Through it all, Guerrero said, Hoffman retained a sunny disposition.

“Being a fighter, being in the fight game, being around so many fighters, that’s all he knew — how to fight and stay positive,” Guerrero said. “No matter what adversity you were going through as a fighter, his interviews with you were always positive, and that’s the way he lived as a person.“

KNOCKOUT BLOW

Hoffman didn’t feel like himself on Oct. 10, 2014. He had spent most of the week engaged in radio coverage of the Frys.com Open golf tournament at the Silverado Resort in Napa, but on that day — one day before the final round of the event — he felt the need to return home. At 2 p.m. that afternoon, he began speaking gibberish to his wife and housemate. Shortly after, a series of seizures racked his body.
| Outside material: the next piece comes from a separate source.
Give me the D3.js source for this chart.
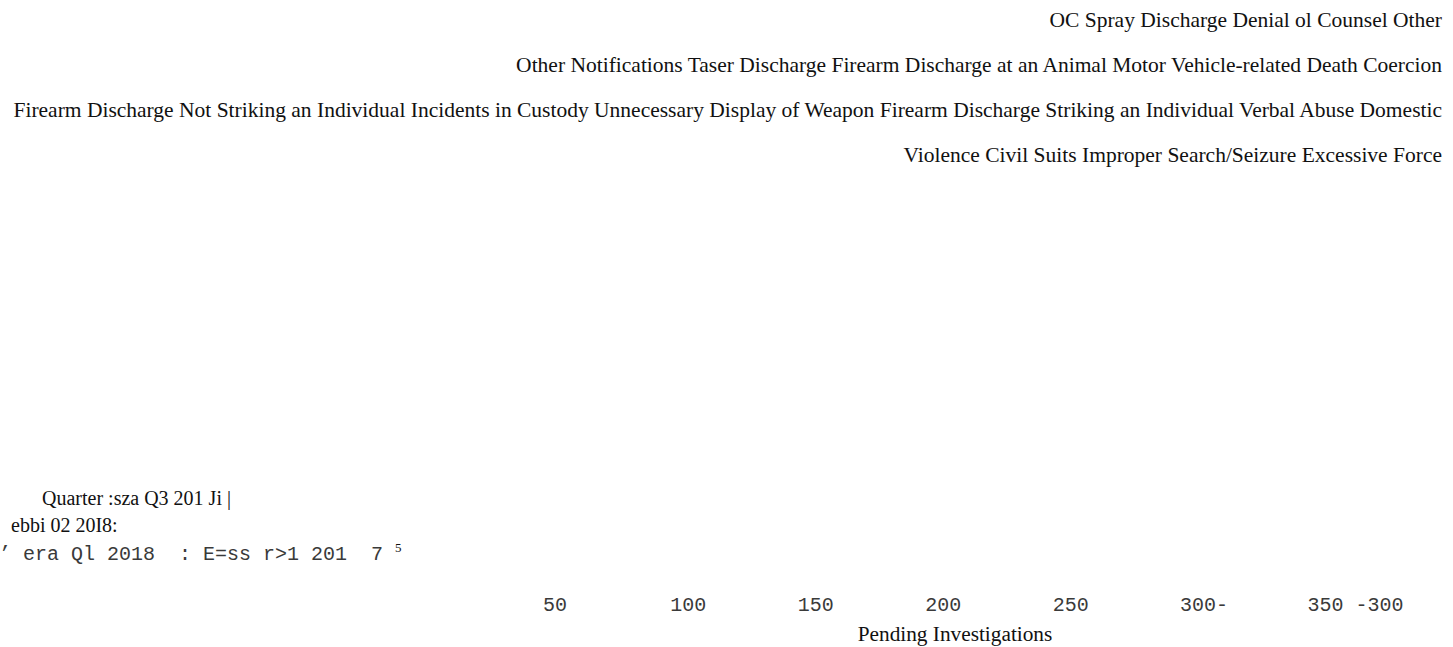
<!DOCTYPE html>
<html>
<head>
<meta charset="utf-8">
<script src="https://cdn.jsdelivr.net/npm/d3@7"></script>
<style>
  html, body { margin: 0; padding: 0; background: #fff; }
  svg { display: block; }
  .serif { font-family: "Liberation Serif", "Times New Roman", serif; fill: #111; }
  .mono { font-family: "Liberation Mono", "Courier New", monospace; fill: #3a3a3a; }
</style>
</head>
<body>
<svg id="chart" width="1453" height="647"></svg>
<script>
// ---- data ----
const legendLines = [
  "OC Spray Discharge Denial ol Counsel Other",
  "Other Notifications Taser Discharge Firearm Discharge at an Animal Motor Vehicle-related Death Coercion",
  "Firearm Discharge Not Striking an Individual Incidents in Custody Unnecessary Display of Weapon Firearm Discharge Striking an Individual Verbal Abuse Domestic",
  "Violence Civil Suits Improper Search/Seizure Excessive Force"
];
const quarterLabelsSerif = ["Quarter :sza Q3 201 Ji |", "ebbi 02 20I8:"];
const quarterLabelMono = "\u2019 era Ql 2018  : E=ss r>1 201  7";
const quarterSuperscript = "5";
const tickValues = [50, 100, 150, 200, 250, 300, 350];
const tickLabels = ["50", "100", "150", "200", "250", "300-", "350 -300"];
const xTitle = "Pending Investigations";

// ---- drawing ----
const svg = d3.select("#chart");

// legend lines, right aligned
svg.append("g")
  .selectAll("text")
  .data(legendLines)
  .join("text")
  .attr("class", "serif")
  .attr("x", 1442)
  .attr("y", (d, i) => 27 + i * 45)
  .attr("text-anchor", "end")
  .attr("font-size", 21.5)
  .text(d => d);

// quarter (y) labels
const ql = svg.append("g");
ql.selectAll("text.q")
  .data(quarterLabelsSerif)
  .join("text")
  .attr("class", "serif q")
  .attr("x", (d, i) => i === 0 ? 42 : 11)
  .attr("y", (d, i) => i === 0 ? 505 : 532)
  .attr("font-size", 20)
  .text(d => d);
ql.append("text")
  .attr("class", "mono")
  .attr("x", -1)
  .attr("y", 560)
  .attr("font-size", 20)
  .style("white-space", "pre")
  .text(quarterLabelMono);
ql.append("text")
  .attr("class", "serif")
  .attr("x", 395)
  .attr("y", 552)
  .attr("font-size", 13)
  .text(quarterSuperscript);

// x axis
const x = d3.scaleLinear().domain([0, 350]).range([433, 1325]);
const axis = d3.axisBottom(x)
  .tickValues(tickValues)
  .tickSize(0)
  .tickPadding(0)
  .tickFormat((d, i) => tickLabels[i]);
const gx = svg.append("g")
  .attr("transform", "translate(0,596)")
  .call(axis);
gx.select(".domain").remove();
gx.attr("font-family", null);
gx.selectAll(".tick text")
  .attr("class", "mono")
  .attr("font-size", 20)
  .attr("text-anchor", "start")
  .attr("dx", -18)
  .attr("dy", "0.75em")
  .style("white-space", "pre")
  .attr("fill", null);

svg.append("text")
  .attr("class", "serif")
  .attr("x", 955)
  .attr("y", 641)
  .attr("text-anchor", "middle")
  .attr("font-size", 21.3)
  .text(xTitle);
</script>
</body>
</html>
That is how Hoffman found out he had brain cancer. He underwent the first of several brain surgeries Oct. 24, 2014 and was given three to six months to live.

Early this October, three years after his initial diagnosis, Hoffman returned to Napa for what is now the Safeway Open golf tournament. He wrote in a Facebook post that he expected it to be a triumphant and cathartic moment. Yet, by then, he knew his end was near.

A year earlier, doctors had found the lymphoma growth. In the aftermath, he had been subjected to rashes, chicken pox, edema, pneumonia and a myriad of treatments and hospital stays. When doctors suggested he undergo another painful lumbar treatment, Hoffman made his decision to let nature take its course.

Unexpectedly, he found himself feeling better and better by the day. He even let his family throw him a remembrance of life, where several hundred friends and family roasted and toasted the man who — a la Dick Vitale — called everyone baby.

Two weeks later, after saying his goodbyes to his closest friends, he finally set down all his hats, all his responsibilities and all his passion and gave himself just one job to do. According to his Findl, his niece, he died quietly at home.

“Jerry was a kind and gentle soul and no one loved his job or appreciated people more,” Gilbert, his close friend, wrote in an email.

“He was more than just a sports fan, he was a fan of life.”